Kies dan 2 kinderen uit de groep die het spel tegen elkaar mogen spelen. De rest van de kinderen zijn dan de levende kaarten. Maar, die kaarten moeten de kinderen eerst zelf maken, en daarvoor is het nodig dat de twee spelers even op de gang wachten.
Straks zijn de kinderen in tweetallen verdeeld.
Deze tweetallen gaan dan het plaatje maken. Je laat ze bijvoorbeeld een beweging en een geluid maken die ze alletwee precies hetzelfde doen. Ze kunnen ook alletwee hetzelfde standbeeld maken, die 1 beweging maakt en iets zegt, bijvoorbeeld: een beeld van een strenge meester die met een wijzend vingertje zegt: "pas op jij, of je gaat in de hoek!". Maak nu met de kinderen tweetallen. Indien oneven: speel zelf ook mee.
De kinderen in tweetallen spreken dus af hoe hun plaatje er uit ziet en oefenen dit even. Vraag voor ze gaan oefenen of ze
het plaatje even aan jou laten zien, zodat jij kan controleren of er niet tweetallen zijn die teveel qua beweging en/of tekst op elkaar lijken.

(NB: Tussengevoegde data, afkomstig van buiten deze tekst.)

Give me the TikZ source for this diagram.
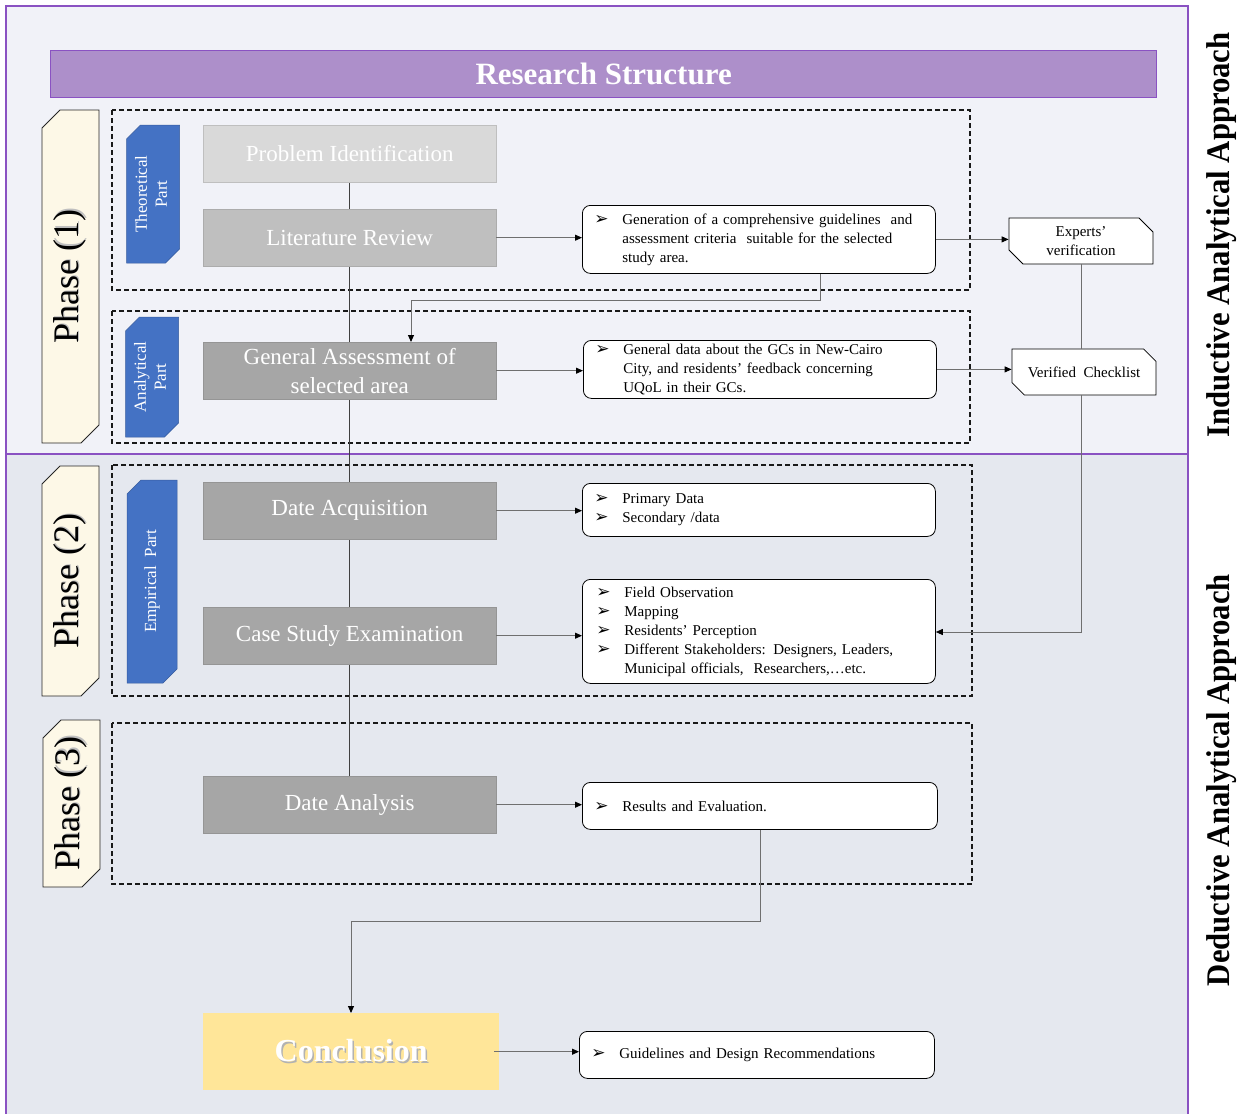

"Hussel" de kinderen door elkaar en laat ze verspreid in de ruimte zitten, met hun gezicht allemaal dezelfde kant uit. Nu mogen de twee spelers terug komen. Laat de een links en de ander rechts voor de groep staan. Kies wie er mag beginnen. Om en om mogen ze 2 kinderen opnoemen. De 2 kinderen die hun naam horen, gaan eerst staan.
Pas wanneer er 2 namen zijn genoemd, laten ze hun plaatje zien: ze doen dus hun beweging en het geluid/tekst voor. Zijn de plaatjes hetzelfde, dan mag de speler de plaatjes houden. De levende plaatjes gaan aan de kant zitten (de kant van de speler die ze geraden heeft) en de speler mag nog een keer. Zo ga je door tot alle plaatjes op zijn en aan het eind tel je welke speler de meeste plaatjes heeft.
Tips:
- Als de kinderen het moeilijk vinden om een levend plaatje te bedenken, kun je ze van te voren een thema meegeven: circus, dieren, beroepen, sprookjes etc.
- Je kunt de kinderen zelf tweetallen laten maken: maar laat ze juist niet voor hun beste vriendje/vriendinnetje kiezen, want dat raden de spelers vaak meteen. Als tweetallen maken moeilijk is, geef ze dan een cijfer, de dubbele cijfers worden dan tweetallen.
- Wanneer de kinderen hun plaatjes bedenken en oefenen, probeer ze mee te helpen en ze te coachen. Het mag best overdreven, gek of grappig zijn. Zo blijft het voor de kinderen die aan de kant zitten ook leuk om naar te kijken.